The cold weather is about to come to an end, which usually heralds spring, a time of new life. But for some Washington, D.C. residents, it can signal the end of an old as rising temperatures usually mean an increase in the number of evictions in the District. According to the US Marshals Service, there are hundreds of evictions slated in the upcoming weeks.

When temperatures rose to 60 degrees two weeks ago, dozens of evictions occurred daily leaving furniture, household items, documents, personal artifacts and clothing sprawled on the sidewalks. Passersby could be seen stopping their vehicles to scavenge through items, taking valuables, especially mattresses and box springs.

The U.S. Marshals Service (USMS) currently schedules approximately 25 to 40 evictions per day, Monday through Friday. If there is inclement weather such as precipitation or cold temperatures (35 degrees or lower), the evictions scheduled for that day will not take place. In December 2010, there were 138 scheduled evictions, four were executed. In January 2011, there were 441 evictions scheduled; only two were executed.

In 2006, Councilman Marion S. Barry (D-Ward 8) proposed the {Evictions with Dignity Act} which forced the District government to pay storage for 90 days for personal belongings of residents who were evicted. However, it was defeated.
Barry remembered there were 35,000 eviction notices filed last year, and he fears things would get worse in the near future.

“As vicious as this city and country is we need to do something to help those in need,” said Barry, who oversees housing. “Imagine standing there while people drive up and take your personal belongings. Why beat a man when he’s down? There’s should be a way to deal with someone’s personal items until people get on their feet.”

Tenant activists said most of the current evictions are a byproduct of the housing crisis, rising cost in the rental market, high unemployment, the impact of massive immigration, the District’s failure to enforce workforce training programs and the reluctance to oversee its first source law in hiring practices.

“The city needs to address each of the issues rather than piecemeal their efforts if it truly wants to keep current residents living here and stop most of the evictions,” said Lester Cuffie, 56, executive director, DC Coalition for Housing Justice.

At a recent landlord-tenant court session, over a hundred people sat in the courtroom waiting for their cases to be called. The tenants subject to eviction came from public housing to homeowners facing foreclosures.

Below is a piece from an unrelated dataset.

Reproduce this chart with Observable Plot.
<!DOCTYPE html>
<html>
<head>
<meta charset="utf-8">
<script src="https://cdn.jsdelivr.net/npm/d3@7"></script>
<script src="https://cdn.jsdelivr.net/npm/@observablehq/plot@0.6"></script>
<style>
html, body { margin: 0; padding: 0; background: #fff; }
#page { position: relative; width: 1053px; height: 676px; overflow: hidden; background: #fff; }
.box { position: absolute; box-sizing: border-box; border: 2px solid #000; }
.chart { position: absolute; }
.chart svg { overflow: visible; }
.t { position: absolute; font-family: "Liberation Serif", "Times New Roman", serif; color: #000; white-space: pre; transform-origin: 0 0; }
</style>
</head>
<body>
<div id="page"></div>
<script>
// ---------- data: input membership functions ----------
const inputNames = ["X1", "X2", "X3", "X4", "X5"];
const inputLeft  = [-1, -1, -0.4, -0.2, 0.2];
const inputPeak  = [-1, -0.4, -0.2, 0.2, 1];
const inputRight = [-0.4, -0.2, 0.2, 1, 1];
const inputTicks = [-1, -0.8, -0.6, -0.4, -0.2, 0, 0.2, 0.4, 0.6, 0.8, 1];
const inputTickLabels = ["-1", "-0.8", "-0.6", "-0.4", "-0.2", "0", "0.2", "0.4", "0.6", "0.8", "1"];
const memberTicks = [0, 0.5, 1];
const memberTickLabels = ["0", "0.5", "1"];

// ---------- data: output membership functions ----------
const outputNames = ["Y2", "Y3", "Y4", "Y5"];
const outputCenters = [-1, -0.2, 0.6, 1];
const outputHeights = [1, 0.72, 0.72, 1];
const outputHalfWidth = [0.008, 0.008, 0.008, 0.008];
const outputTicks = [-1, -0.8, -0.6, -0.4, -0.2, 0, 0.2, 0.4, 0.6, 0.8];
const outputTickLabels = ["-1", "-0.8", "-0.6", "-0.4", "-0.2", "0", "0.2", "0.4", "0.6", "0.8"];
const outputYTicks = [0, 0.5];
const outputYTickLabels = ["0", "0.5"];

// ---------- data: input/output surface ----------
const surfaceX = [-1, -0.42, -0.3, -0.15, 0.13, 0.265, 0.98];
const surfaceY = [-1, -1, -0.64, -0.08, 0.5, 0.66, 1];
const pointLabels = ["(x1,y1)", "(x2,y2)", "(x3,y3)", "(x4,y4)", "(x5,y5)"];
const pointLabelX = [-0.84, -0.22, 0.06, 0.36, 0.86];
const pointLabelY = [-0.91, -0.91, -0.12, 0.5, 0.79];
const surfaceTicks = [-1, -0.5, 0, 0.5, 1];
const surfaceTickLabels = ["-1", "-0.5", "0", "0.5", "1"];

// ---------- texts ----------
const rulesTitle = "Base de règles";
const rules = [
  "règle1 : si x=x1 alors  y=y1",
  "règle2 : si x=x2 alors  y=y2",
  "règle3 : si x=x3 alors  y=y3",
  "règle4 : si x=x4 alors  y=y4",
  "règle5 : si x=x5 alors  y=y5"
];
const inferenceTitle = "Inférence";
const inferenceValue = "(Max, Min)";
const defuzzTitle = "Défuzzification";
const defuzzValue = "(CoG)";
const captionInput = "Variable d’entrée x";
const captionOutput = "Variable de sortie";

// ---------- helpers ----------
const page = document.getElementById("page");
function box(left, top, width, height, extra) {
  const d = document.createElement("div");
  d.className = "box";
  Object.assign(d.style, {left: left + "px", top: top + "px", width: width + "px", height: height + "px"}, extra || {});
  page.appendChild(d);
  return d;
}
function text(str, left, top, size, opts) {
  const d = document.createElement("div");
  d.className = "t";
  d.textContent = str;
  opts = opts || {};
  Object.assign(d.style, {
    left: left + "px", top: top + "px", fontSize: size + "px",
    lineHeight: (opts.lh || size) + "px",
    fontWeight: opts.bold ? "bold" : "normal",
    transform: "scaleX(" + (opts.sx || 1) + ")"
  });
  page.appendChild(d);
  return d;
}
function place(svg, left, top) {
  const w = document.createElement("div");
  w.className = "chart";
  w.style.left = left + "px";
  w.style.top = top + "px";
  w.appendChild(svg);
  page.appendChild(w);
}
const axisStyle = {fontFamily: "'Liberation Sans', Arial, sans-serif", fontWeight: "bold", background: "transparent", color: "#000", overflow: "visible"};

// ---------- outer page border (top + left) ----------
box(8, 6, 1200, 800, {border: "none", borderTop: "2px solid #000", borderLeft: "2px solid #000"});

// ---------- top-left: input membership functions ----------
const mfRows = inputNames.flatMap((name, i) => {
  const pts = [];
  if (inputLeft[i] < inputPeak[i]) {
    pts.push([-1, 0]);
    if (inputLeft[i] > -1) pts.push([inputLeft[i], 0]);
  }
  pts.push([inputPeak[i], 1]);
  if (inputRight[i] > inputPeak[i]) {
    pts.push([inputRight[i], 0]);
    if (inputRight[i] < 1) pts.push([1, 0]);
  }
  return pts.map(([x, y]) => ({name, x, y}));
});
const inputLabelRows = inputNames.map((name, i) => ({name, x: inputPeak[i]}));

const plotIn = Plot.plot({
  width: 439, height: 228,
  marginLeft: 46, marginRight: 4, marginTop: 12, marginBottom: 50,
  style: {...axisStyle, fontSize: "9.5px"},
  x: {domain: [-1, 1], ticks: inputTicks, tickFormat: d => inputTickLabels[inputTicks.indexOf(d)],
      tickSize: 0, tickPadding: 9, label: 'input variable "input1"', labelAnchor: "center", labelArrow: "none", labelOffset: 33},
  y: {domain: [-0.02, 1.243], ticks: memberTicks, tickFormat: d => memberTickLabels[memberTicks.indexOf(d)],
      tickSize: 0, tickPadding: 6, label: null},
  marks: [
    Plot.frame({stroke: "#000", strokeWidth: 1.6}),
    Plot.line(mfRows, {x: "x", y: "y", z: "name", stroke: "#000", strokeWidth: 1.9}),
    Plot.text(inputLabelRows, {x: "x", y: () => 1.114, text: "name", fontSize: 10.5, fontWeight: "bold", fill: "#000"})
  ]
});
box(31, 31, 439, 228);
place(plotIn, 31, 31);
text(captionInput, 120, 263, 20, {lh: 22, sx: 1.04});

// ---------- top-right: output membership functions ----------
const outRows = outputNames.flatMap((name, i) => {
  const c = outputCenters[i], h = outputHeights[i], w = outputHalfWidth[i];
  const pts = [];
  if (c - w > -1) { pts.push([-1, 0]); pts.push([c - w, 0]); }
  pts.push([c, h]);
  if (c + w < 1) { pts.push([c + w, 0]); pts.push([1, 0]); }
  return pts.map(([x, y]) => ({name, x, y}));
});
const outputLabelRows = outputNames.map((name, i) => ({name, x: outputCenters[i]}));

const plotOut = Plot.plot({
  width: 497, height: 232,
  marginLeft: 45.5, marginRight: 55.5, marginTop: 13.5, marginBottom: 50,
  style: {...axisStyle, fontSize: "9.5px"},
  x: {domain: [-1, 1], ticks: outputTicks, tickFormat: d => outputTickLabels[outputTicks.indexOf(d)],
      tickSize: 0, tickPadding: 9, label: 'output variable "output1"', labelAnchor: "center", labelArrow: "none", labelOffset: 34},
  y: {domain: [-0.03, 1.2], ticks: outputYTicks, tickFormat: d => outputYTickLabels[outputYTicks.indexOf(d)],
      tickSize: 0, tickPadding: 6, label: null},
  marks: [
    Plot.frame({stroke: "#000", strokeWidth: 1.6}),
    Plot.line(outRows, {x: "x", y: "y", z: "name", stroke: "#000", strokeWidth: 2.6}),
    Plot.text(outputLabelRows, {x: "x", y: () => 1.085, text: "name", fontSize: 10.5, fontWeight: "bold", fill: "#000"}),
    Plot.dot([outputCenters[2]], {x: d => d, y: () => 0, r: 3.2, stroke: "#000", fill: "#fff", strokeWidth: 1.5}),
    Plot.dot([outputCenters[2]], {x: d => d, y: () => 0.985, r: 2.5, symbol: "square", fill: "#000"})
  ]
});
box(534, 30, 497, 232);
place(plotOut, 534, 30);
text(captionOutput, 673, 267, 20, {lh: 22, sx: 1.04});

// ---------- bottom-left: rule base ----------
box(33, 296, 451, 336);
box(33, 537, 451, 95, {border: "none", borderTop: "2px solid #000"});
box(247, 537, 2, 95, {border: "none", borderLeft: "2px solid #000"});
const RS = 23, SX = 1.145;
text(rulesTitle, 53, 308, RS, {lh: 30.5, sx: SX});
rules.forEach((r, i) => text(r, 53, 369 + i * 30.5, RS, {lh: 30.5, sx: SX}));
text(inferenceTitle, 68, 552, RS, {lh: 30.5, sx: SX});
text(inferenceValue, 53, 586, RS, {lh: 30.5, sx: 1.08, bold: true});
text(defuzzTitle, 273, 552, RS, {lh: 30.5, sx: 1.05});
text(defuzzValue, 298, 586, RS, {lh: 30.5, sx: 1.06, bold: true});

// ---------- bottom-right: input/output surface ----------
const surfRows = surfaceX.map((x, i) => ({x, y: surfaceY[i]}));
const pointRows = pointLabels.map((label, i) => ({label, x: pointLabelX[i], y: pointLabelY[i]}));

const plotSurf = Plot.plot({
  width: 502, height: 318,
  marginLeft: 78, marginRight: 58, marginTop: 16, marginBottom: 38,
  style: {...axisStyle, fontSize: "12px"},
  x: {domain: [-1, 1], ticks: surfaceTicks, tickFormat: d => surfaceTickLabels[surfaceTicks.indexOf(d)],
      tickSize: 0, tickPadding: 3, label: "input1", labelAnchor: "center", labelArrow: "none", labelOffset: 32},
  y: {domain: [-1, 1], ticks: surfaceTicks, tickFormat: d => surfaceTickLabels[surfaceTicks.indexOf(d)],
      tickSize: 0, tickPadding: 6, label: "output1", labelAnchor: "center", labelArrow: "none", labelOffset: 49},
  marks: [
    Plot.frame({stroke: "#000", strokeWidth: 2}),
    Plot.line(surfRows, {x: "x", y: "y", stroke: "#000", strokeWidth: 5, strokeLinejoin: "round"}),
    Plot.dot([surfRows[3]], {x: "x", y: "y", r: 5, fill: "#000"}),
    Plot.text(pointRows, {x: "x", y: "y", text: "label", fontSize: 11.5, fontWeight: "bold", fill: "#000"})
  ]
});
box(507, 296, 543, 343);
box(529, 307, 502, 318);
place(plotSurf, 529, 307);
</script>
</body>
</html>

Majestrice Tinch, 56, sat outside the courtroom going through a folder with rental receipts. Tinch was facing eviction because her landlord claimed she failed to pay $441 in cable fees that were incorporated in her rent. However, when she presented the landlord’s attorney with her payment receipts, lease agreement and contract for cable services, he requested a continuance because the landlord’s records seemed to be inaccurate.

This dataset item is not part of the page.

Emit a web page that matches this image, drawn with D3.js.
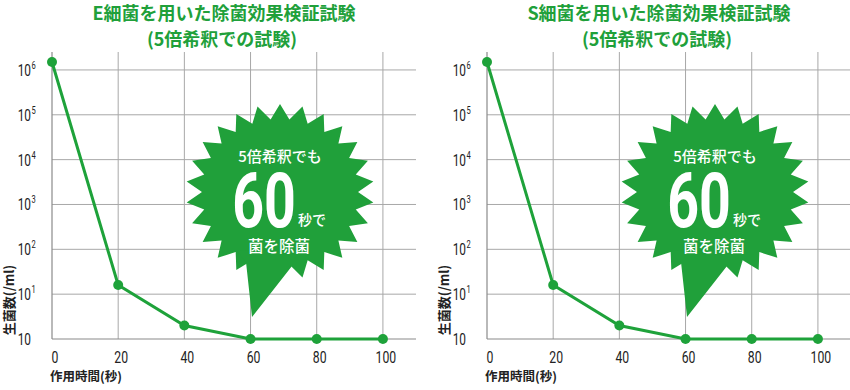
<!DOCTYPE html>
<html><head><meta charset="utf-8">
<script src="https://cdn.jsdelivr.net/npm/d3@7/dist/d3.min.js"></script>
<style>
body{margin:0;background:#fff;}
svg{display:block;}
</style></head>
<body>
<svg id="c" width="850" height="390"></svg>
<script>
// ---- data ----
const times = [0, 20, 40, 60, 80, 100];
const xTicks = [0, 20, 40, 60, 80, 100];
const eCounts = [1500000, 16, 2, 1, 1, 1];
const sCounts = [1500000, 16, 2, 1, 1, 1];
const yTickValues = [1, 10, 100, 1000, 10000, 100000, 1000000];
const yTickBase = ["10", "10", "10", "10", "10", "10", "10"];
const yTickExp = ["", "1", "2", "3", "4", "5", "6"];
const titles1 = ["E細菌を用いた除菌効果検証試験", "S細菌を用いた除菌効果検証試験"];
const title2 = "(5倍希釈での試験)";
const burstText = ["5倍希釈でも", "60", "秒で", "菌を除菌"];
const yLabel = "生菌数(/ml)";
const xLabel = "作用時間(秒)";

const GREEN = "#20a03a";
const LINE = "#1ea23a";
const CJK = "'Noto Sans CJK JP', 'Noto Sans', sans-serif";
const NUM = "Roboto, 'Liberation Sans', sans-serif";

const svg = d3.select("#c");

function drawChart(ox, title, counts) {
  const g = svg.append("g").attr("transform", `translate(${ox},0)`);
  const x = d3.scaleLinear().domain([0, 110]).range([52, 416]);
  const y = d3.scaleLog().domain([1, Math.pow(10, 6.4)]).range([339, 52]);

  // grid
  g.selectAll(".hg").data(yTickValues.slice(1)).join("line")
    .attr("x1", 52).attr("x2", 416)
    .attr("y1", d => y(d)).attr("y2", d => y(d))
    .attr("stroke", "#a8a8a8").attr("stroke-width", 1);
  g.selectAll(".vg").data(xTicks.slice(1)).join("line")
    .attr("x1", d => x(d)).attr("x2", d => x(d))
    .attr("y1", 52).attr("y2", 339)
    .attr("stroke", "#a8a8a8").attr("stroke-width", 1);
  // axes lines
  g.append("line").attr("x1", 52).attr("x2", 52).attr("y1", 52).attr("y2", 339)
    .attr("stroke", "#8a8a8a").attr("stroke-width", 1.2);
  g.append("line").attr("x1", 52).attr("x2", 416).attr("y1", 339).attr("y2", 339)
    .attr("stroke", "#8a8a8a").attr("stroke-width", 1.2);

  // y tick labels
  yTickValues.forEach((v, i) => {
    const yy = y(v);
    g.append("text")
      .attr("transform", `translate(31,${yy + 6}) scale(0.72,1)`)
      .attr("text-anchor", "end")
      .attr("font-family", NUM).attr("font-size", 16.5).attr("fill", "#222")
      .text(yTickBase[i]);
    if (yTickExp[i]) {
      g.append("text")
        .attr("transform", `translate(31.5,${yy - 1}) scale(0.72,1)`)
        .attr("text-anchor", "start")
        .attr("font-family", NUM).attr("font-size", 10.5).attr("fill", "#222")
        .text(yTickExp[i]);
    }
  });
  // x tick labels
  g.selectAll(".xt").data(xTicks).join("text")
    .attr("transform", d => `translate(${x(d) + 3},${363}) scale(0.72,1)`)
    .attr("text-anchor", "middle")
    .attr("font-family", NUM).attr("font-size", 17).attr("fill", "#222")
    .text(d => d);

  // axis titles
  g.append("text")
    .attr("transform", "translate(14,300) rotate(-90)")
    .attr("text-anchor", "middle")
    .attr("font-family", CJK).attr("font-weight", "bold").attr("font-size", 13).attr("fill", "#222")
    .text(yLabel);
  g.append("text")
    .attr("x", 50).attr("y", 381)
    .attr("font-family", CJK).attr("font-weight", "bold").attr("font-size", 12.5).attr("fill", "#222")
    .text(xLabel);

  // titles
  g.append("text").attr("x", 224).attr("y", 12).attr("dominant-baseline", "central")
    .attr("text-anchor", "middle").attr("font-family", CJK).attr("font-weight", "bold")
    .attr("font-size", 18).attr("fill", GREEN).text(title);
  g.append("text").attr("x", 222).attr("y", 38).attr("dominant-baseline", "central")
    .attr("text-anchor", "middle").attr("font-family", CJK).attr("font-weight", "bold")
    .attr("font-size", 18).attr("fill", GREEN).text(title2);

  // starburst (decoration)
  const cx = 280, cy = 192, rx = 94, ry = 88, n = 26, inner = 0.83;
  const pts = [];
  for (let k = 0; k < n * 2; k++) {
    const a = -Math.PI / 2 + k * Math.PI / n;
    const f = k % 2 === 0 ? 1 : inner;
    pts.push([cx + Math.cos(a) * rx * f, cy + Math.sin(a) * ry * f]);
  }
  g.append("path").attr("d", d3.line()(pts) + "Z").attr("fill", GREEN);
  g.append("path").attr("d", d3.line()([[236, 250], [298, 252], [292, 266], [252, 317], [246, 262]]) + "Z").attr("fill", GREEN);

  g.append("text").attr("x", 280).attr("y", 155).attr("dominant-baseline", "central")
    .attr("text-anchor", "middle").attr("font-family", CJK).attr("font-weight", 500)
    .attr("font-size", 15).attr("fill", "#fff").text(burstText[0]);
  g.append("text").attr("transform", "translate(264,227) scale(0.73,1)")
    .attr("text-anchor", "middle").attr("font-family", NUM).attr("font-weight", "bold")
    .attr("font-size", 76).attr("fill", "#fff").text(burstText[1]);
  g.append("text").attr("x", 298).attr("y", 219).attr("dominant-baseline", "central")
    .attr("font-family", CJK).attr("font-weight", 500)
    .attr("font-size", 14).attr("fill", "#fff").text(burstText[2]);
  g.append("text").attr("x", 279).attr("y", 245).attr("dominant-baseline", "central")
    .attr("text-anchor", "middle").attr("font-family", CJK).attr("font-weight", 500)
    .attr("font-size", 15.5).attr("fill", "#fff").text(burstText[3]);

  // line + points
  const line = d3.line().x((d, i) => x(times[i])).y(d => y(d));
  g.append("path").datum(counts).attr("d", line)
    .attr("fill", "none").attr("stroke", LINE).attr("stroke-width", 3);
  g.selectAll(".pt").data(counts).join("circle")
    .attr("cx", (d, i) => x(times[i])).attr("cy", d => y(d)).attr("r", 5)
    .attr("fill", LINE);
}

drawChart(0, titles1[0], eCounts);
drawChart(435, titles1[1], sCounts);
</script>
</body></html>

“We have suffered so much in the last few years. We had 10 management companies. Some lost our leases and records of payments. No one wants to talk to us from the management companies. No one wants to make repairs. Even the tenant advocacy office seems overwhelmed,” said Tinch.

It has also become quite difficult to obtain emergency rental assistance. “In this economic climate all systems of support and assistance are so overloaded that they have become ineffective,” said the Rev. Graylan Hagler, pastor of the Plymouth Congregational Church and distributor of the DC Emergency Assistance Fund.

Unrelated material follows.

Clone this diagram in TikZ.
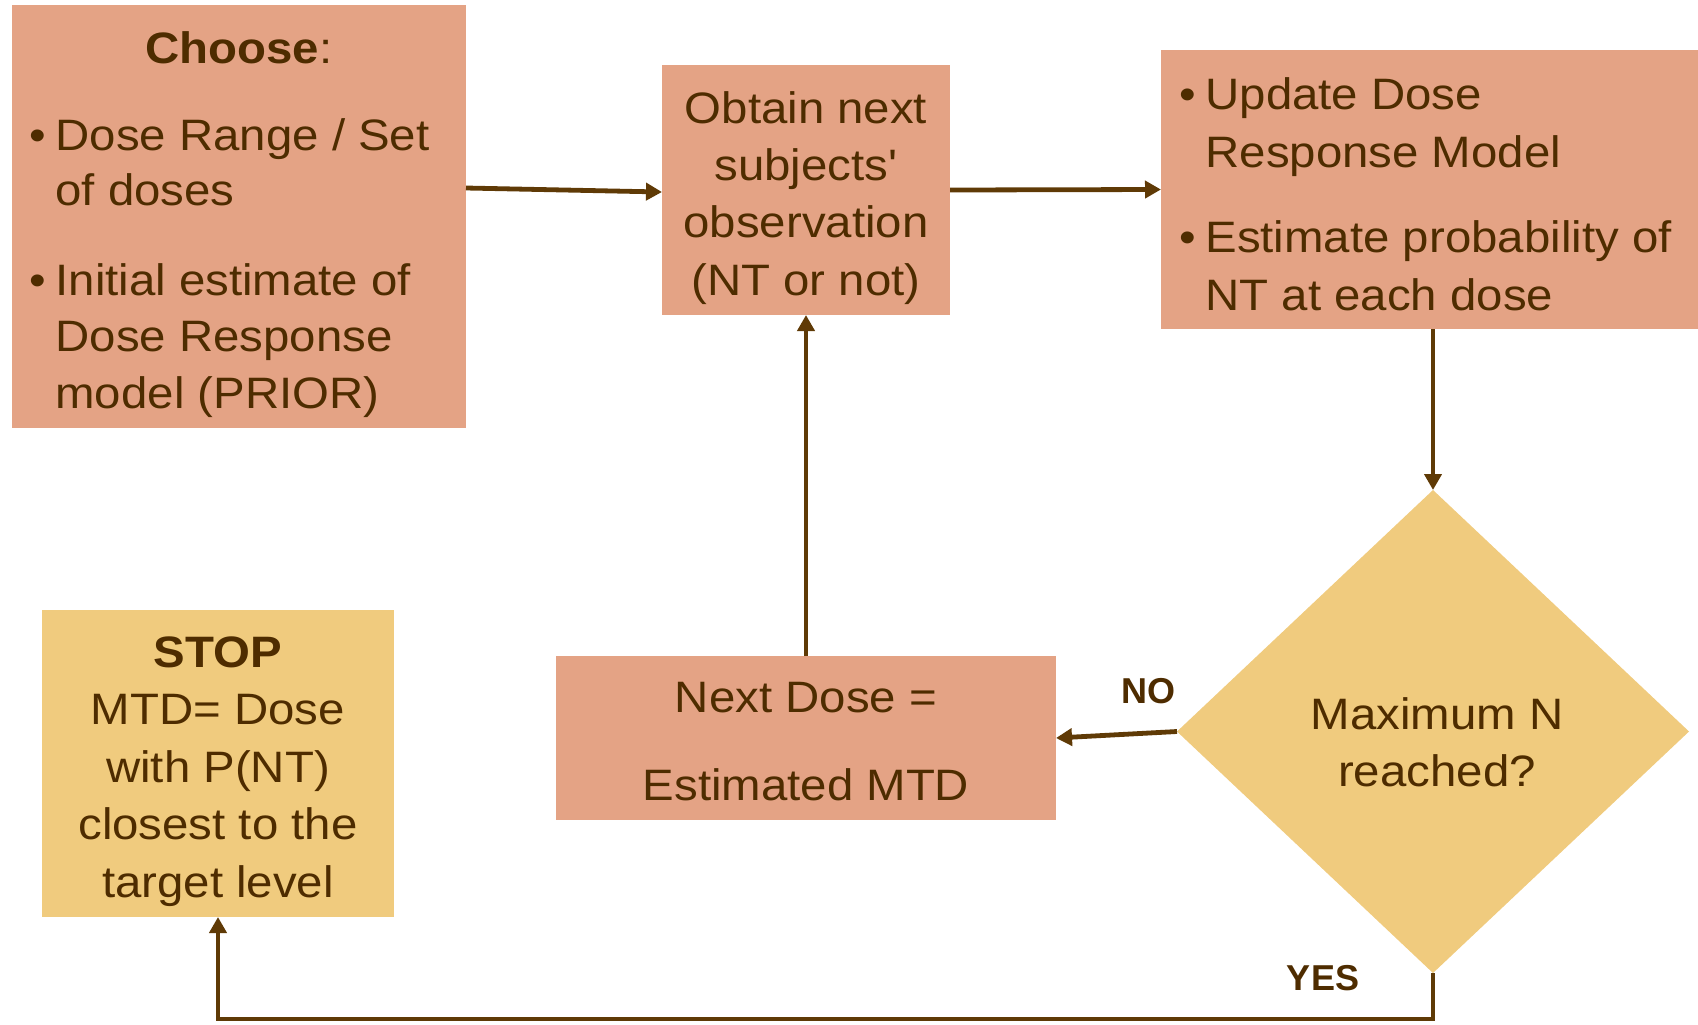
\documentclass[tikz,border=0pt]{standalone}
\usepackage{fontspec}
\setmainfont{Liberation Sans}[FakeStretch=1.077,Ligatures=TeXOff]
\newfontfamily\lblfont{Liberation Sans}[Ligatures=TeXOff]
\usetikzlibrary{shapes.geometric,arrows.meta,calc}
\definecolor{salmon}{HTML}{E4A385}
\definecolor{gold}{HTML}{F0CB7E}
\definecolor{txt}{HTML}{4E2C00}
\definecolor{lin}{HTML}{5F3A06}
\newcommand\fsz[1]{\fontsize{22pt}{#1pt}\selectfont}
\begin{document}
\begin{tikzpicture}[x=0.5pt,y=-0.5pt,
  box/.style={rectangle,fill=salmon,inner sep=0pt,outer sep=0pt},
  ybox/.style={rectangle,fill=gold,inner sep=0pt,outer sep=0pt},
  dia/.style={diamond,fill=gold,inner sep=0pt,outer sep=0pt},
  txtc/.style={text=txt,inner sep=0pt,outer sep=0pt,align=center,anchor=base},
  txtl/.style={text=txt,inner sep=0pt,outer sep=0pt,align=left,anchor=base west},
  bul/.style={text=txt,inner sep=0pt,outer sep=0pt,anchor=base west,font=\fsz{28}},
  arr/.style={draw=lin,line width=2.4pt,line join=miter,-{Triangle[length=8pt,width=8.5pt]}},
  lbl/.style={text=txt,inner sep=0pt,outer sep=0pt,font=\lblfont\bfseries\fontsize{18pt}{22pt}\selectfont,anchor=base}
]
\useasboundingbox (0,0) rectangle (1698,1024);

% Box 1 (text nodes anchored at the baseline of their last line)
\node[box,minimum width=227pt,minimum height=211.5pt] (b1) at (239,216.5) {};
\node[txtc,font=\fsz{28}] (t1) at (239,63) {\textbf{Choose}:};
\node[bul] (u1) at (29.6,150) {•};
\node[txtl,font=\fsz{27.5}] (t1a) at (55.5,205) {Dose Range / Set\\of doses};
\node[bul] (u2) at (29.6,295) {•};
\node[txtl,font=\fsz{28.25}] (t1b) at (55.5,408) {Initial estimate of\\Dose Response\\model (PRIOR)};

% Box 2
\node[box,minimum width=144pt,minimum height=125pt] (b2) at (806,190) {};
\node[txtc,font=\fsz{28.65}] (t2) at (806,295) {Obtain next\\subjects'\\observation\\(NT or not)};

% Box 3
\node[box,minimum width=268.5pt,minimum height=139.5pt] (b3) at (1429.5,189.5) {};
\node[bul] (u3) at (1179.6,109) {•};
\node[txtl,font=\fsz{29}] (t3a) at (1205.5,167) {Update Dose\\Response Model};
\node[bul] (u4) at (1179.6,252) {•};
\node[txtl,font=\fsz{29}] (t3b) at (1205.5,310) {Estimate probability of\\NT at each dose};

% Box 4
\node[box,minimum width=250pt,minimum height=82pt] (b4) at (806,738) {};
\node[txtc,font=\fsz{44}] (t4) at (806,800) {Next Dose =\\Estimated MTD};

% Stop box
\node[ybox,minimum width=176pt,minimum height=153.5pt] (st) at (218,763.5) {};
\node[txtc,font=\fsz{28.75}] (t5) at (218,897) {\textbf{STOP}\\MTD= Dose\\with P(NT)\\closest to the\\target level};

% Diamond
\node[dia,minimum width=256pt,minimum height=241.5pt] (d) at (1433,731.5) {};
\node[txtc,font=\fsz{28.5}] (t6) at (1437,786) {Maximum N\\reached?};

% Labels
\node[lbl] (no) at (1148,703) {NO};
\node[lbl] (yes) at (1323,990) {YES};

% Connectors
\coordinate (yc) at (0,1019);
\draw[arr] ([yshift=14.25pt]b1.east) -- ([yshift=-1pt]b2.west);
\draw[arr] (b2.east) -- (b3.west);
\draw[arr] (b3.south -| d.north) -- (d.north);
\draw[arr] (d.west) -- (b4.east);
\draw[arr] (b4.north) -- (b2.south);
\draw[arr] (d.south) -- (d.south |- yc) -| (st.south);
\end{tikzpicture}
\end{document}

Another problem that has arisen from mattresses and box springs thrown out from an eviction is the possible spread of bedbugs, which raises concerns among health officials. “The proper disposal of unused or infested box springs and mattresses is very important in the District, because these items can serve as potential breeding grounds for bedbugs and other insects,” said Mahlori Isaacs, spokesman, DC Department of Health (DOH), in a statement.

Health officials suggest to avoid the spread of bedbugs, residents should properly dispose of unused, unwanted, or infested box springs and mattresses by breaking down box springs, cutting up mattresses and sealing them in plastic bags before putting out for trash collection, and also by labeling items in both English and Spanish to indicate that they are not reusable and are infested with bedbugs.